> **Exercise**
Give the data again exactly as written, skipping any pictures.

> **Information provided**
◆ ◆ ◆ ◆ ◆ ◆ ◆

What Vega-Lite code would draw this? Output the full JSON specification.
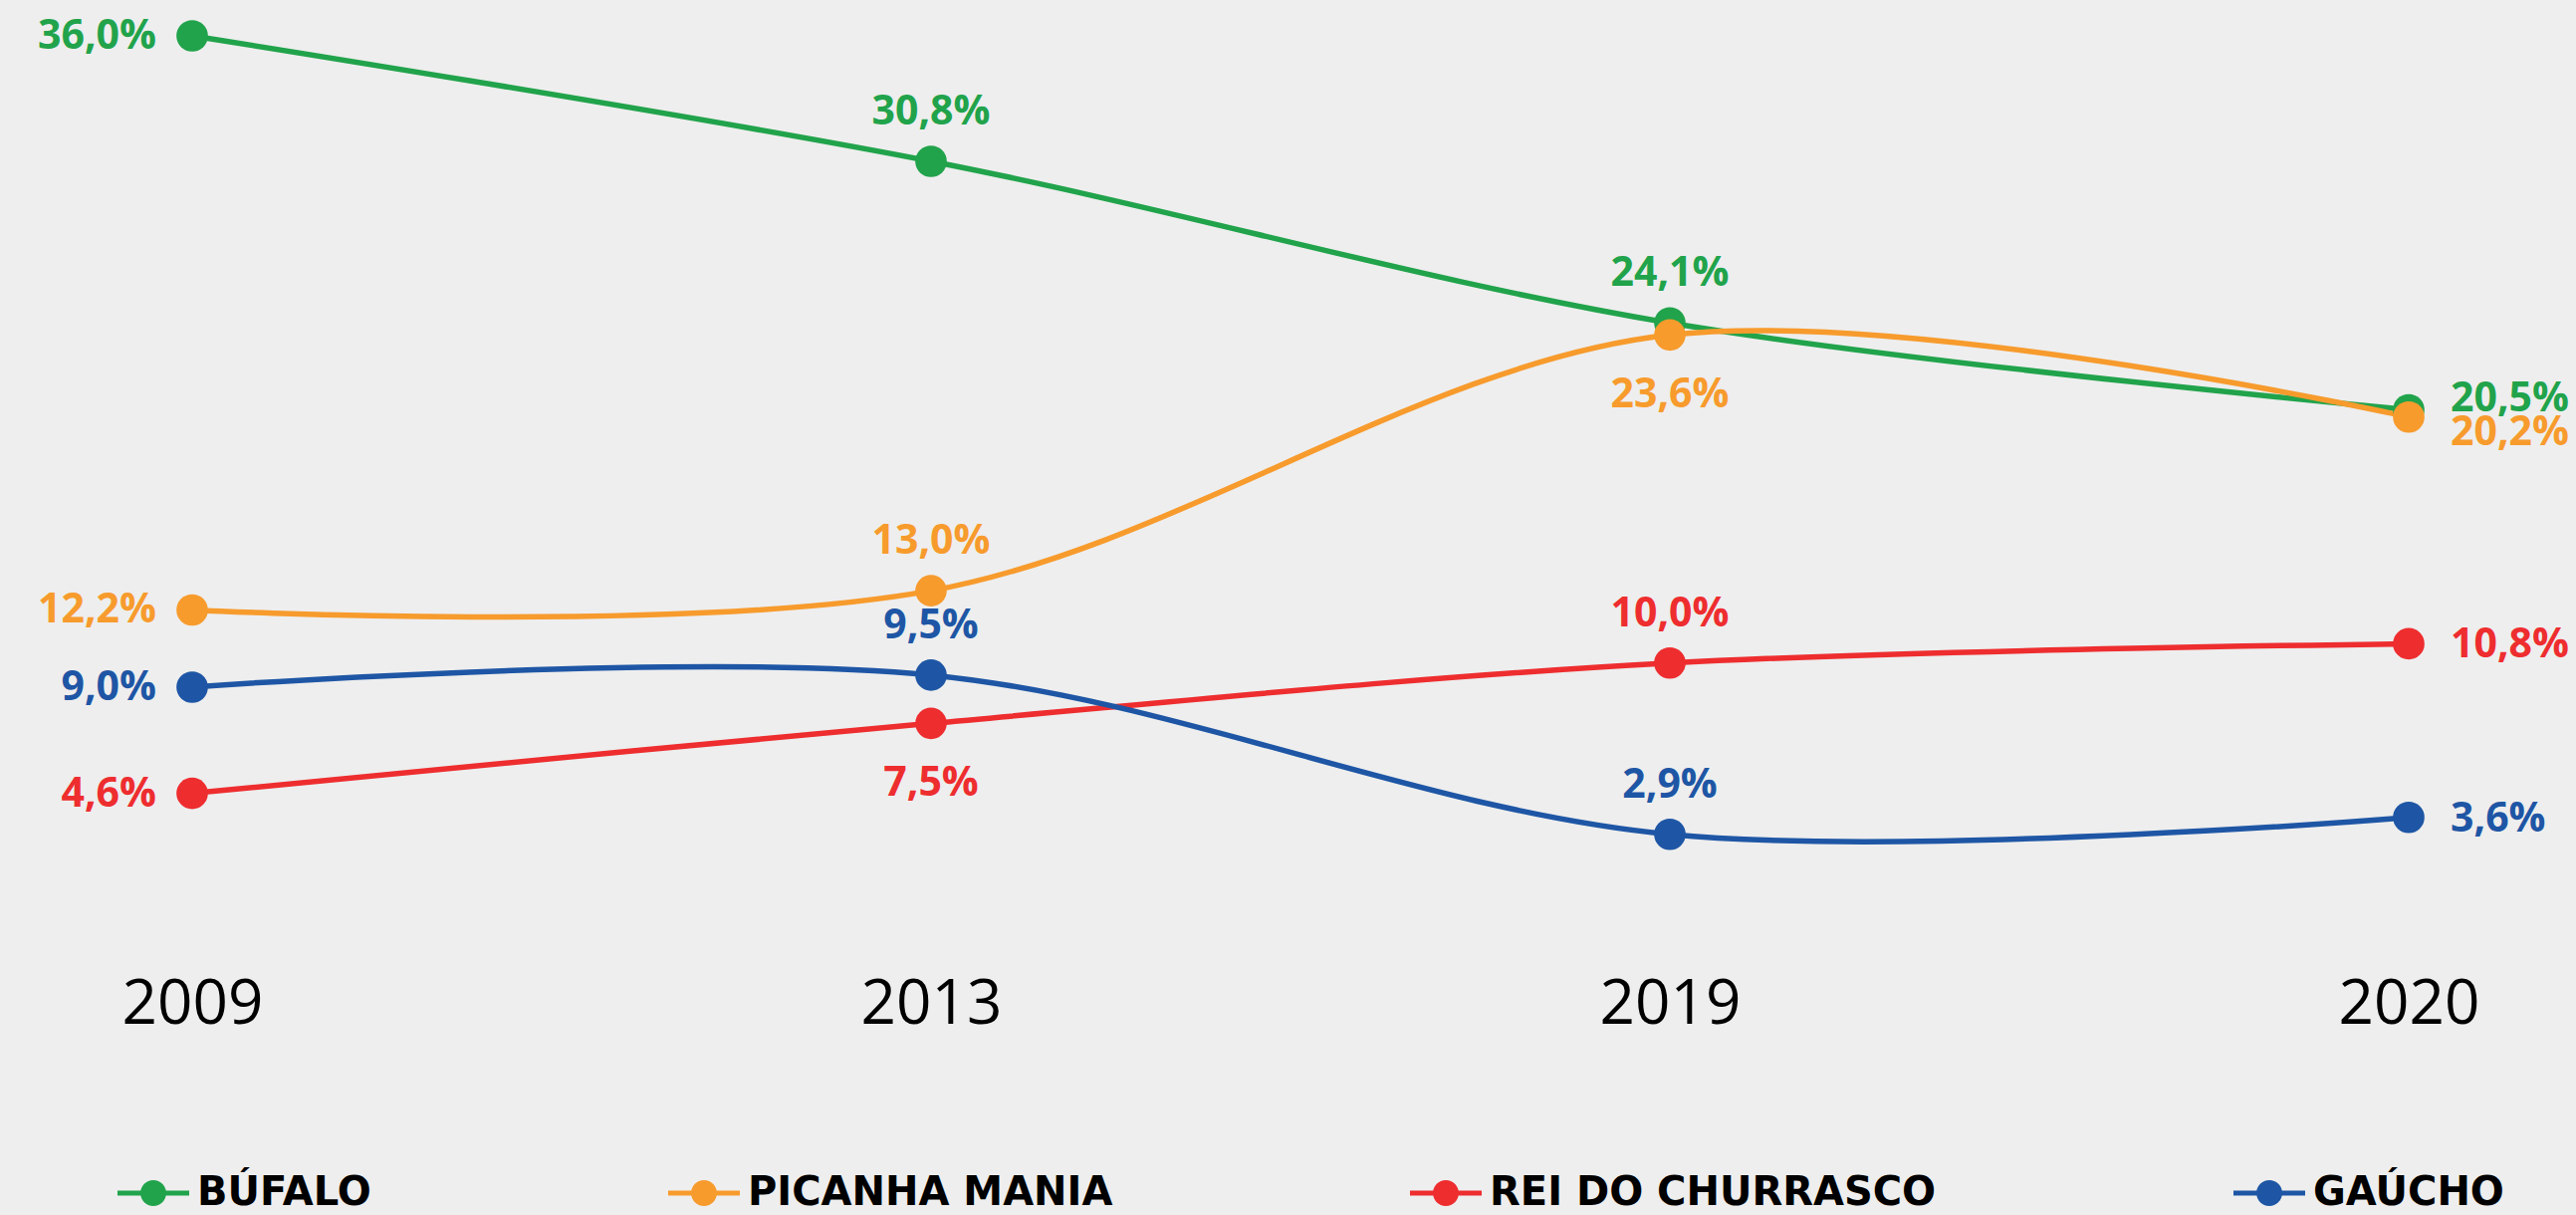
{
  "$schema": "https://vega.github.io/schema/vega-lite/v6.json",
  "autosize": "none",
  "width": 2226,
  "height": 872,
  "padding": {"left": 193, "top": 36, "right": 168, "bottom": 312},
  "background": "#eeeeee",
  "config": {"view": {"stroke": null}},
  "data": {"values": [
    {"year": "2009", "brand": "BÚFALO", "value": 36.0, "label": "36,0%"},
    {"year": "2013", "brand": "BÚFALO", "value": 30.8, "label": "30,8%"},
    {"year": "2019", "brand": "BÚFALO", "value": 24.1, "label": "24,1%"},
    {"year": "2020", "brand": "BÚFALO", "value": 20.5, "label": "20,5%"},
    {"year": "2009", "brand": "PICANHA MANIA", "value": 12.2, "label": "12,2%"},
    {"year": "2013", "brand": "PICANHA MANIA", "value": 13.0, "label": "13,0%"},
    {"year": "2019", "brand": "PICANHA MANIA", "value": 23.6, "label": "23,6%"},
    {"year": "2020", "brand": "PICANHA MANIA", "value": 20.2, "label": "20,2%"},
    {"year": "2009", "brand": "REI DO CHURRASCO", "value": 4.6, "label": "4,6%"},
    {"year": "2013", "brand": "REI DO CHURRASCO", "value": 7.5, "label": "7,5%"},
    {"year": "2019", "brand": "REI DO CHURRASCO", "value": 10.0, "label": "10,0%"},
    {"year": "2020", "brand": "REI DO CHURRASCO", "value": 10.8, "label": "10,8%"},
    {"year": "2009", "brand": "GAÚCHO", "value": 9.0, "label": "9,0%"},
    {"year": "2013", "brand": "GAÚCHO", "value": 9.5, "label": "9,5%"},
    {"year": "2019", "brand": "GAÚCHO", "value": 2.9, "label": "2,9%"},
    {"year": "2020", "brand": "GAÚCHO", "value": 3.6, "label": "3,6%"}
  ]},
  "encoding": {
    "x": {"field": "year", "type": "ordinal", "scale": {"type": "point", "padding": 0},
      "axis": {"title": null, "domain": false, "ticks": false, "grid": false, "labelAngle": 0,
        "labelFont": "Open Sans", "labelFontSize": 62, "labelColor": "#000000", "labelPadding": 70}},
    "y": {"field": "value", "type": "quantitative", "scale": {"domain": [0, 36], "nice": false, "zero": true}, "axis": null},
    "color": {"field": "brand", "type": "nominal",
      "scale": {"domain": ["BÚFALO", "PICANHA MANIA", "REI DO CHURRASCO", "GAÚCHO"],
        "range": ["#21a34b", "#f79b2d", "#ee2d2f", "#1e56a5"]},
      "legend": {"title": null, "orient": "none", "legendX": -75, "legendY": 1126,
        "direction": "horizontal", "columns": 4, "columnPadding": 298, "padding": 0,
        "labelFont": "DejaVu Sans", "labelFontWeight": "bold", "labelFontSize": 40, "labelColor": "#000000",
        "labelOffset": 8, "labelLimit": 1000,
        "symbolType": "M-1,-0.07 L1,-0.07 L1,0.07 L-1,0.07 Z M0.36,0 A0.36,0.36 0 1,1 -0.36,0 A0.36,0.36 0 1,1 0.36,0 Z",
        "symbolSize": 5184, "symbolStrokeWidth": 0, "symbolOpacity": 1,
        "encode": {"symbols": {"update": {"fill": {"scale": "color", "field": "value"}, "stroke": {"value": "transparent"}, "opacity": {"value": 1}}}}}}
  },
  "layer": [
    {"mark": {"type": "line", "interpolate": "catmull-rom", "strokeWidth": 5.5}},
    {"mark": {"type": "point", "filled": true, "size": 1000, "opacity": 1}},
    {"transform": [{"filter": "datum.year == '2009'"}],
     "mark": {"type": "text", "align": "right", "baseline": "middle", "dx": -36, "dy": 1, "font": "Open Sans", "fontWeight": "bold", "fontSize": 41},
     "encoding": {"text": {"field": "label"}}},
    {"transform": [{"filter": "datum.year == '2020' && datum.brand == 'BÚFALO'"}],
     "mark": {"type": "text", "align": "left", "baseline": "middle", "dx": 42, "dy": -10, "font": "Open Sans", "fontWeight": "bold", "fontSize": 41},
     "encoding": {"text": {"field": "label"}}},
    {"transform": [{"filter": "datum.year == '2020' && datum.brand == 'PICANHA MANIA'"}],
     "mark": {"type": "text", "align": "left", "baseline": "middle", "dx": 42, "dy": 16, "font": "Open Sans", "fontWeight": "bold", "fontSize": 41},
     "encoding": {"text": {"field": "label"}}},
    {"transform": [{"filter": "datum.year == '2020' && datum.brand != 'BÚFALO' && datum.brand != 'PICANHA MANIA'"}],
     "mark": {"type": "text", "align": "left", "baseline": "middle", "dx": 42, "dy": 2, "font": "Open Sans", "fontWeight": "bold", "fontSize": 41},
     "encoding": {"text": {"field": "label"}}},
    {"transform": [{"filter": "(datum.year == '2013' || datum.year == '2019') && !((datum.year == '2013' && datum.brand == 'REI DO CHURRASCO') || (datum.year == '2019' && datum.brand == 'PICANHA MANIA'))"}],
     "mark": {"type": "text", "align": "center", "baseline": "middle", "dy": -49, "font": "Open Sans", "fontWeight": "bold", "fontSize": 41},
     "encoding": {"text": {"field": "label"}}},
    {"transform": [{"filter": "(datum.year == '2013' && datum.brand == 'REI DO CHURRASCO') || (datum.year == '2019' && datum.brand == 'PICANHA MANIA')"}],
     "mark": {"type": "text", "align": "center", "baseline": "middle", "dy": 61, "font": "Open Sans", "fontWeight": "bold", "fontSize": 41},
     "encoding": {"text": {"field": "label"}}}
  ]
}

◆ ◆ ◆ ◆ ◆ ◆ ◆

> **Task solution**
What Vega-Lite code would draw this? Output the full JSON specification.
{
  "$schema": "https://vega.github.io/schema/vega-lite/v6.json",
  "autosize": "none",
  "width": 2226,
  "height": 872,
  "padding": {"left": 193, "top": 36, "right": 168, "bottom": 312},
  "background": "#eeeeee",
  "config": {"view": {"stroke": null}},
  "data": {"values": [
    {"year": "2009", "brand": "BÚFALO", "value": 36.0, "label": "36,0%"},
    {"year": "2013", "brand": "BÚFALO", "value": 30.8, "label": "30,8%"},
    {"year": "2019", "brand": "BÚFALO", "value": 24.1, "label": "24,1%"},
    {"year": "2020", "brand": "BÚFALO", "value": 20.5, "label": "20,5%"},
    {"year": "2009", "brand": "PICANHA MANIA", "value": 12.2, "label": "12,2%"},
    {"year": "2013", "brand": "PICANHA MANIA", "value": 13.0, "label": "13,0%"},
    {"year": "2019", "brand": "PICANHA MANIA", "value": 23.6, "label": "23,6%"},
    {"year": "2020", "brand": "PICANHA MANIA", "value": 20.2, "label": "20,2%"},
    {"year": "2009", "brand": "REI DO CHURRASCO", "value": 4.6, "label": "4,6%"},
    {"year": "2013", "brand": "REI DO CHURRASCO", "value": 7.5, "label": "7,5%"},
    {"year": "2019", "brand": "REI DO CHURRASCO", "value": 10.0, "label": "10,0%"},
    {"year": "2020", "brand": "REI DO CHURRASCO", "value": 10.8, "label": "10,8%"},
    {"year": "2009", "brand": "GAÚCHO", "value": 9.0, "label": "9,0%"},
    {"year": "2013", "brand": "GAÚCHO", "value": 9.5, "label": "9,5%"},
    {"year": "2019", "brand": "GAÚCHO", "value": 2.9, "label": "2,9%"},
    {"year": "2020", "brand": "GAÚCHO", "value": 3.6, "label": "3,6%"}
  ]},
  "encoding": {
    "x": {"field": "year", "type": "ordinal", "scale": {"type": "point", "padding": 0},
      "axis": {"title": null, "domain": false, "ticks": false, "grid": false, "labelAngle": 0,
        "labelFont": "Open Sans", "labelFontSize": 62, "labelColor": "#000000", "labelPadding": 70}},
    "y": {"field": "value", "type": "quantitative", "scale": {"domain": [0, 36], "nice": false, "zero": true}, "axis": null},
    "color": {"field": "brand", "type": "nominal",
      "scale": {"domain": ["BÚFALO", "PICANHA MANIA", "REI DO CHURRASCO", "GAÚCHO"],
        "range": ["#21a34b", "#f79b2d", "#ee2d2f", "#1e56a5"]},
      "legend": {"title": null, "orient": "none", "legendX": -75, "legendY": 1126,
        "direction": "horizontal", "columns": 4, "columnPadding": 298, "padding": 0,
        "labelFont": "DejaVu Sans", "labelFontWeight": "bold", "labelFontSize": 40, "labelColor": "#000000",
        "labelOffset": 8, "labelLimit": 1000,
        "symbolType": "M-1,-0.07 L1,-0.07 L1,0.07 L-1,0.07 Z M0.36,0 A0.36,0.36 0 1,1 -0.36,0 A0.36,0.36 0 1,1 0.36,0 Z",
        "symbolSize": 5184, "symbolStrokeWidth": 0, "symbolOpacity": 1,
        "encode": {"symbols": {"update": {"fill": {"scale": "color", "field": "value"}, "stroke": {"value": "transparent"}, "opacity": {"value": 1}}}}}}
  },
  "layer": [
    {"mark": {"type": "line", "interpolate": "catmull-rom", "strokeWidth": 5.5}},
    {"mark": {"type": "point", "filled": true, "size": 1000, "opacity": 1}},
    {"transform": [{"filter": "datum.year == '2009'"}],
     "mark": {"type": "text", "align": "right", "baseline": "middle", "dx": -36, "dy": 1, "font": "Open Sans", "fontWeight": "bold", "fontSize": 41},
     "encoding": {"text": {"field": "label"}}},
    {"transform": [{"filter": "datum.year == '2020' && datum.brand == 'BÚFALO'"}],
     "mark": {"type": "text", "align": "left", "baseline": "middle", "dx": 42, "dy": -10, "font": "Open Sans", "fontWeight": "bold", "fontSize": 41},
     "encoding": {"text": {"field": "label"}}},
    {"transform": [{"filter": "datum.year == '2020' && datum.brand == 'PICANHA MANIA'"}],
     "mark": {"type": "text", "align": "left", "baseline": "middle", "dx": 42, "dy": 16, "font": "Open Sans", "fontWeight": "bold", "fontSize": 41},
     "encoding": {"text": {"field": "label"}}},
    {"transform": [{"filter": "datum.year == '2020' && datum.brand != 'BÚFALO' && datum.brand != 'PICANHA MANIA'"}],
     "mark": {"type": "text", "align": "left", "baseline": "middle", "dx": 42, "dy": 2, "font": "Open Sans", "fontWeight": "bold", "fontSize": 41},
     "encoding": {"text": {"field": "label"}}},
    {"transform": [{"filter": "(datum.year == '2013' || datum.year == '2019') && !((datum.year == '2013' && datum.brand == 'REI DO CHURRASCO') || (datum.year == '2019' && datum.brand == 'PICANHA MANIA'))"}],
     "mark": {"type": "text", "align": "center", "baseline": "middle", "dy": -49, "font": "Open Sans", "fontWeight": "bold", "fontSize": 41},
     "encoding": {"text": {"field": "label"}}},
    {"transform": [{"filter": "(datum.year == '2013' && datum.brand == 'REI DO CHURRASCO') || (datum.year == '2019' && datum.brand == 'PICANHA MANIA')"}],
     "mark": {"type": "text", "align": "center", "baseline": "middle", "dy": 61, "font": "Open Sans", "fontWeight": "bold", "fontSize": 41},
     "encoding": {"text": {"field": "label"}}}
  ]
}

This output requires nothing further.